La cooperativa Proxima Ragusa dopo la sentenza “boschetari”: “Il lavoro di rete e sinergia è servito per fare emergere la condizione di schiavitù in cui versavano alcune vittime”. Selezionavano e poi reclutavano in Romania schiavi da far lavorare nei campi di frutta e ortaggi. Gli uomini erano sfruttati, le donne violentate.

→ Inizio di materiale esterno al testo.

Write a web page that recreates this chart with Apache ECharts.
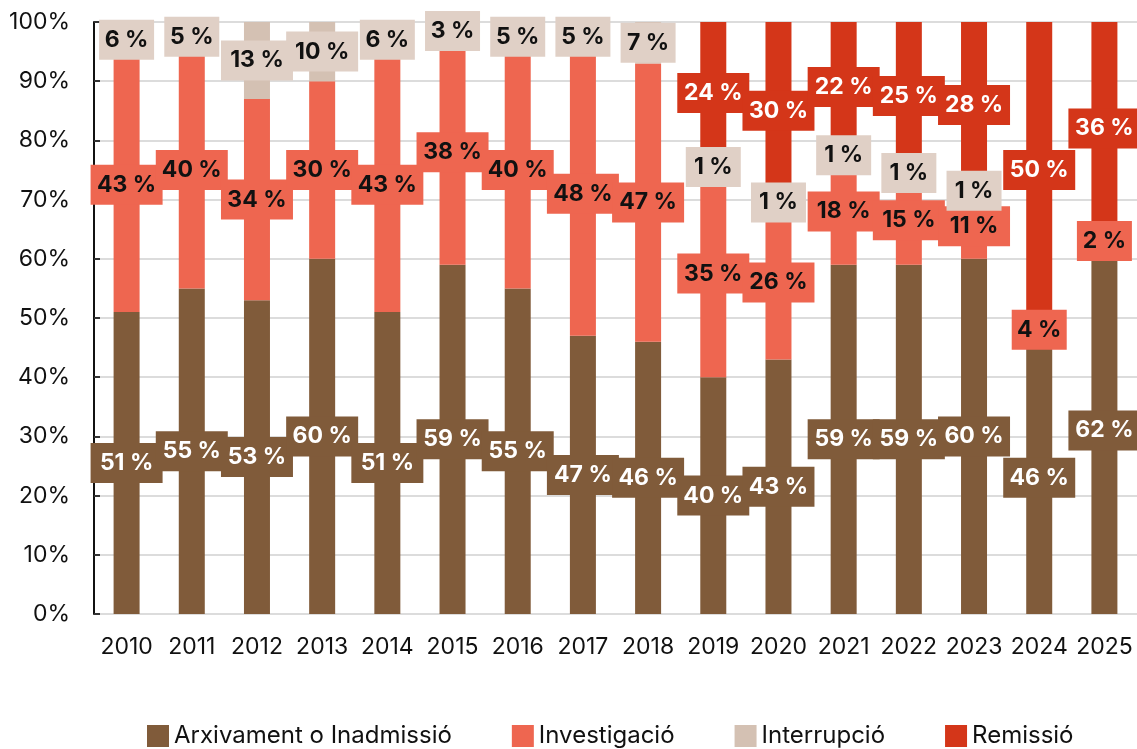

Gli schiavisti erano stati arrestati nell’estate del 2018 dagli uomini della Squadra mobile di Ragusa e nei giorni scorsi il giudice per l’udienza preliminare di Catania ha condannato a 20 anni Lucian Milea, accusato di fare parte della banda denominata dei ‘boschetari’ (‘senza tetto’, in romeno), contestandogli anche il reato di riduzione in schiavitù oltre all’associazione per delinquere, tratta di esseri umani, alcuni dei quali minorenni, e sfruttamento pluriaggravato della prostituzione, anche minorile.
Per quest’ultimi reati sono stati condannati a 17 anni e otto mesi Monica Iordan e a dieci anni Alice Oprea. Gli investigatori, coordinati dalla Dda di Catania, avevano scoperto che la banda curava il reclutamento di connazionali in Romania, il trasferimento in Italia e l’immissione nel settore del lavoro agricolo di romeni scelti tra persone in stato di estremo bisogno, analfabete o appena capaci di leggere e scrivere ed in condizione di particolare vulnerabilità. Il giudice ha disposto una provvisionale di 10.000 euro per ciascuna delle parti civili costituite: cinque vittime, l’associazione Proxima e la Cgil. Le indagini erano scattate dopo la denuncia di un romeno stanco di subire un trattamento inumano.
“A quanto ci risulta – dice Massimo Scribano, coordinatore del progetto Fari 3 attuato dalla cooperativa Proxima e finanziato dal dipartimento Pari opportunità della presidenza del Consiglio dei ministri – è una delle prime sentenze del genere in Italia e per questo motivo merita la massima attenzione. Occorre rilevare come l’azione di rete sia servita a fare emergere queste gravi condizioni in cui versavano alcune persone ridotte in una situazione di vera e propria schiavitù. La violenza era fisica e verbale. La condanna inflitta agli imputati mette in rilievo la fondatezza dell’ipotesi accusatoria portata avanti anche attraverso le indicazioni probanti provenienti dalla nostra cooperativa che ha raccolto il grido disperato di alcune di queste persone costrette a fare i conti con un quadro a dir poco disumano”.
E Scribano aggiunge: “La sentenza emessa dal Gup di Catania rappresenta un traguardo importante nella lotta al fenomeno della tratta di esseri umani finalizzata allo sfruttamento lavorativo. Fenomeno dilagante che necessita di un lavoro di rete e sinergia tra le forze dell’ordine, l’autorità giudiziaria e le associazioni operanti sul territorio che combattono tale fenomeno. L’importanza della pronuncia si ravvisa perché è una delle prime sentenze in tema di tratta finalizzata allo sfruttamento lavorativo; si registra una maggiore casistica di condanne di tratta di esseri umani finalizzata allo sfruttamento sessuale. L’esigenza di Proxima di costituirsi nel processo penale come parte civile nasce dall’operato della cooperativa, quale ente antitratta che, giornalmente, con i propri operatori operanti sul territorio delle province di Ragusa, Siracusa, Enna, Agrigento e Caltanissetta, combatte il fenomeno della tratta di esseri umani, dello sfruttamento lavorativo con l’attività di emersione del fenomeno, nonché con l’attività di assistenza ed accoglienza delle vittime”.